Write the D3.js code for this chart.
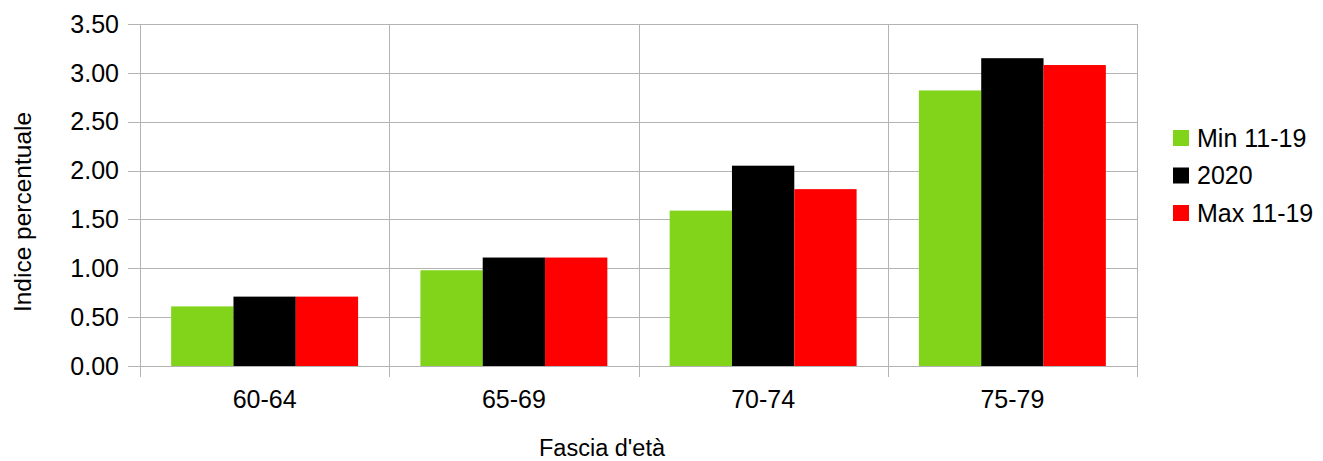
<!DOCTYPE html>
<html><head><meta charset="utf-8">
<script src="https://cdn.jsdelivr.net/npm/d3@7"></script>
<style>
html,body{margin:0;padding:0;background:#fff;}
svg{display:block;font-family:"Liberation Sans",Arial,sans-serif;}
</style></head>
<body>
<svg id="chart" width="1323" height="461"></svg>
<script>
const categories = ["60-64", "65-69", "70-74", "75-79"];
const seriesNames = ["Min 11-19", "2020", "Max 11-19"];
const seriesColors = ["#81d41a", "#000000", "#ff0000"];
const minValues = [0.61, 0.98, 1.59, 2.82];
const values2020 = [0.71, 1.11, 2.05, 3.15];
const maxValues = [0.71, 1.11, 1.81, 3.08];
const yTicks = [0, 0.5, 1, 1.5, 2, 2.5, 3, 3.5];

const seriesValues = [minValues, values2020, maxValues];
const svg = d3.select("#chart");
const L = 140, R = 1137, T = 24, B = 366;
const grid = "#b3b3b3";

const x0 = d3.scaleBand().domain(categories).range([L, R]).padding(0);
const x1 = d3.scaleBand().domain(seriesNames).range([0, x0.bandwidth()]).paddingInner(0).paddingOuter(0.5);
const y = d3.scaleLinear().domain([0, 3.5]).range([B, T]);

// horizontal gridlines + left ticks
svg.append("g").selectAll("line").data(yTicks).join("line")
  .attr("x1", L - 12).attr("x2", R)
  .attr("y1", d => Math.round(y(d)) + 0.5).attr("y2", d => Math.round(y(d)) + 0.5)
  .attr("stroke", grid).attr("stroke-width", 1);

// vertical gridlines at category boundaries
const bounds = categories.map(c => x0(c)).concat([R]);
svg.append("g").selectAll("line").data(bounds).join("line")
  .attr("x1", d => Math.round(d) + 0.5).attr("x2", d => Math.round(d) + 0.5)
  .attr("y1", T).attr("y2", B + 11)
  .attr("stroke", grid).attr("stroke-width", 1);

// bars
const groups = svg.append("g").selectAll("g").data(categories).join("g")
  .attr("transform", c => `translate(${x0(c)},0)`);
groups.selectAll("rect")
  .data((c, i) => seriesNames.map((s, j) => ({s, j, v: seriesValues[j][i]})))
  .join("rect")
  .attr("x", d => x1(d.s))
  .attr("width", x1.bandwidth())
  .attr("y", d => y(d.v))
  .attr("height", d => y(0) - y(d.v))
  .attr("fill", d => seriesColors[d.j]);

// y tick labels
svg.append("g").selectAll("text").data(yTicks).join("text")
  .attr("x", 119).attr("y", d => y(d))
  .attr("dy", "0.35em")
  .attr("text-anchor", "end")
  .attr("font-size", 25).attr("fill", "#000")
  .text(d => d3.format(".2f")(d));

// x tick labels
svg.append("g").selectAll("text").data(categories).join("text")
  .attr("x", c => x0(c) + x0.bandwidth() / 2).attr("y", 408)
  .attr("text-anchor", "middle")
  .attr("font-size", 25).attr("fill", "#000")
  .text(c => c);

// axis titles
svg.append("text").attr("x", 602).attr("y", 456)
  .attr("text-anchor", "middle").attr("font-size", 23.5).attr("fill", "#000")
  .text("Fascia d'età");
svg.append("text").attr("transform", "translate(31,212) rotate(-90)")
  .attr("text-anchor", "middle").attr("font-size", 24.5).attr("fill", "#000")
  .text("Indice percentuale");

// legend
const leg = svg.append("g").selectAll("g").data(seriesNames).join("g")
  .attr("transform", (d, i) => `translate(1173,${130 + i * 37.5})`);
leg.append("rect").attr("width", 16).attr("height", 16)
  .attr("fill", (d, i) => seriesColors[i]);
leg.append("text").attr("x", 24).attr("y", 8).attr("dy", "0.35em")
  .attr("font-size", 25).attr("fill", "#000").text(d => d);
</script>
</body></html>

■ THE EXERCISE ■
Write out the listing above again, exactly, but with no pictures in the copy.

■ WRITTEN RESPONSE ■
Write the D3.js code for this chart.
<!DOCTYPE html>
<html><head><meta charset="utf-8">
<script src="https://cdn.jsdelivr.net/npm/d3@7"></script>
<style>
html,body{margin:0;padding:0;background:#fff;}
svg{display:block;font-family:"Liberation Sans",Arial,sans-serif;}
</style></head>
<body>
<svg id="chart" width="1323" height="461"></svg>
<script>
const categories = ["60-64", "65-69", "70-74", "75-79"];
const seriesNames = ["Min 11-19", "2020", "Max 11-19"];
const seriesColors = ["#81d41a", "#000000", "#ff0000"];
const minValues = [0.61, 0.98, 1.59, 2.82];
const values2020 = [0.71, 1.11, 2.05, 3.15];
const maxValues = [0.71, 1.11, 1.81, 3.08];
const yTicks = [0, 0.5, 1, 1.5, 2, 2.5, 3, 3.5];

const seriesValues = [minValues, values2020, maxValues];
const svg = d3.select("#chart");
const L = 140, R = 1137, T = 24, B = 366;
const grid = "#b3b3b3";

const x0 = d3.scaleBand().domain(categories).range([L, R]).padding(0);
const x1 = d3.scaleBand().domain(seriesNames).range([0, x0.bandwidth()]).paddingInner(0).paddingOuter(0.5);
const y = d3.scaleLinear().domain([0, 3.5]).range([B, T]);

// horizontal gridlines + left ticks
svg.append("g").selectAll("line").data(yTicks).join("line")
  .attr("x1", L - 12).attr("x2", R)
  .attr("y1", d => Math.round(y(d)) + 0.5).attr("y2", d => Math.round(y(d)) + 0.5)
  .attr("stroke", grid).attr("stroke-width", 1);

// vertical gridlines at category boundaries
const bounds = categories.map(c => x0(c)).concat([R]);
svg.append("g").selectAll("line").data(bounds).join("line")
  .attr("x1", d => Math.round(d) + 0.5).attr("x2", d => Math.round(d) + 0.5)
  .attr("y1", T).attr("y2", B + 11)
  .attr("stroke", grid).attr("stroke-width", 1);

// bars
const groups = svg.append("g").selectAll("g").data(categories).join("g")
  .attr("transform", c => `translate(${x0(c)},0)`);
groups.selectAll("rect")
  .data((c, i) => seriesNames.map((s, j) => ({s, j, v: seriesValues[j][i]})))
  .join("rect")
  .attr("x", d => x1(d.s))
  .attr("width", x1.bandwidth())
  .attr("y", d => y(d.v))
  .attr("height", d => y(0) - y(d.v))
  .attr("fill", d => seriesColors[d.j]);

// y tick labels
svg.append("g").selectAll("text").data(yTicks).join("text")
  .attr("x", 119).attr("y", d => y(d))
  .attr("dy", "0.35em")
  .attr("text-anchor", "end")
  .attr("font-size", 25).attr("fill", "#000")
  .text(d => d3.format(".2f")(d));

// x tick labels
svg.append("g").selectAll("text").data(categories).join("text")
  .attr("x", c => x0(c) + x0.bandwidth() / 2).attr("y", 408)
  .attr("text-anchor", "middle")
  .attr("font-size", 25).attr("fill", "#000")
  .text(c => c);

// axis titles
svg.append("text").attr("x", 602).attr("y", 456)
  .attr("text-anchor", "middle").attr("font-size", 23.5).attr("fill", "#000")
  .text("Fascia d'età");
svg.append("text").attr("transform", "translate(31,212) rotate(-90)")
  .attr("text-anchor", "middle").attr("font-size", 24.5).attr("fill", "#000")
  .text("Indice percentuale");

// legend
const leg = svg.append("g").selectAll("g").data(seriesNames).join("g")
  .attr("transform", (d, i) => `translate(1173,${130 + i * 37.5})`);
leg.append("rect").attr("width", 16).attr("height", 16)
  .attr("fill", (d, i) => seriesColors[i]);
leg.append("text").attr("x", 24).attr("y", 8).attr("dy", "0.35em")
  .attr("font-size", 25).attr("fill", "#000").text(d => d);
</script>
</body></html>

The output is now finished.